Part of the stigma of dealing with a mental illness diagnosis is that concerns linger.  So the insurance company determines I'm no longer disabled in any way.  My therapist determines that I'm healthy and do not need any further therapy.  But what about the world?  What about my family?  What about the Church?

For the last five years I've been out of the fire, so to speak.  For the purposes of my healing I've been sheltered in relatively low stress situations.  An unanswered question is whether the state of my health is such that I can engage again in more challenging situations without compromising everything that has been achieved.  Yet the fear of relapse can itself be disabling.  But it is only a fear.  And I hear the voice of Jesus say "Fear not, for I am with you."

Some clarity is emerging.  I know what I want.  I want to complete my years in my vocation serving to the full extent of my abilities.  I do not want to simply fade away.  I do not want to be restricted to semi-retirement until I can fully retire.  The bottom line is I'm probably healthier now than I've ever been, and I crave the opportunity to serve on that basis.

Yet there is another dimension.  To accept life on life's terms.  I do not know what life will offer me.  The fact is that even if I had been totally healthy up to now, I'm 61 years old.  There is age discrimination.  I may envision working till I'm 70, but many employers would view me as a shortimer.  It may be that my desire to reenter the workforce, that my hopes to cap off my career with a challenging and rewarding call, maybe thwarted by the two strikes against me, my age, and my history of mental illness.  That may be the reality.  I think that if it is so, its unfortunate.  But life is not always fair.

Confidence.  Health is one issue.  Confidence is another.  So my psychologist has determined that I'm in a healthy place.  He is confident in my ability.  Am I?  And have I been stable enough, long enough, that others are confident too?

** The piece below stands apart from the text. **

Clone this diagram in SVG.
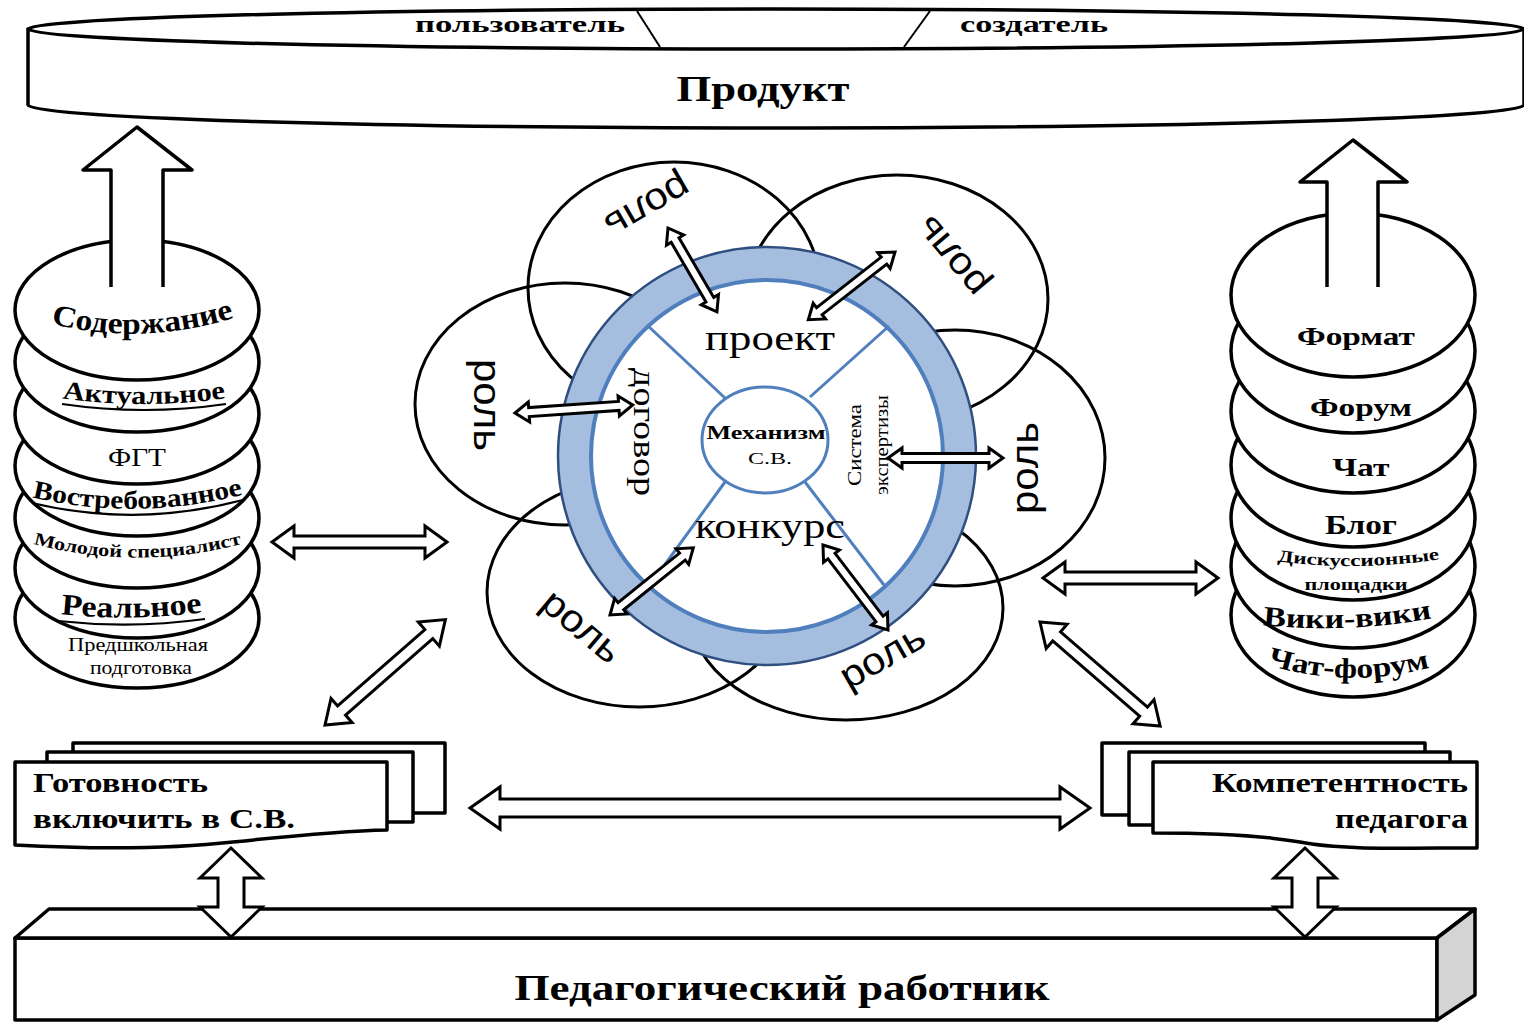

If someone is cancer free for five years, or so, a degree of confidence emerges.  One might even dare say that one is 'cured'.  One may also stop thinking of oneself as a cancer patient and start thinking of oneself as a survivor.

I wonder if I'll ever experience that as one with a mental health diagnosis.

My official diagnosis regarding my chemical dependency is "in remission".  Is that a status the world will allow regarding being bipolar.

My son is a chemical engineer.  One of the things he points out is there is no difference chemically, between man made compounds and natural compounds.  Chemistry is chemistry.

So I am healthy today.  What that means is that the chemistry within my brain is balanced.  For me that is achieved through medication.  But chemistry is chemistry.  That I have the correct balance in chemicals in my brain is all that really matters.  What doesn't matter is whether that occurs 'naturally', or through medication.  Chemistry is chemistry.

I find hope in that.  And regardless what life throws at me, I know I'm in a better place to deal with it.  Yes, I wonder what the future holds for me, vocationally.  Too soon to tell for sure.  So I tend to the task at hand.  One of the things I do to find meaning and purpose is to write.  Many of you read this because of our friendship.  But I actually don't write for you.  I have received feedback from others who are bipolar, or who deal with other mental health issues, that has affirmed what I am doing as being genuinely helpful for them.  And so I see this as a calling.

Perhaps, writing from a place of health and wellbeing after having negotiated through the tough times of being mentally ill is the higher calling that I have.  I offer it up as hope for those still in the throws of the disease.  I didn't die.  It hasn't destroyed me.  And the fears associated with it were not real, they were just emotions.  Hope.

1 comment:

  1. Great post - and your comment on chemistry reminds me of how wise your son has become over the time I have known him.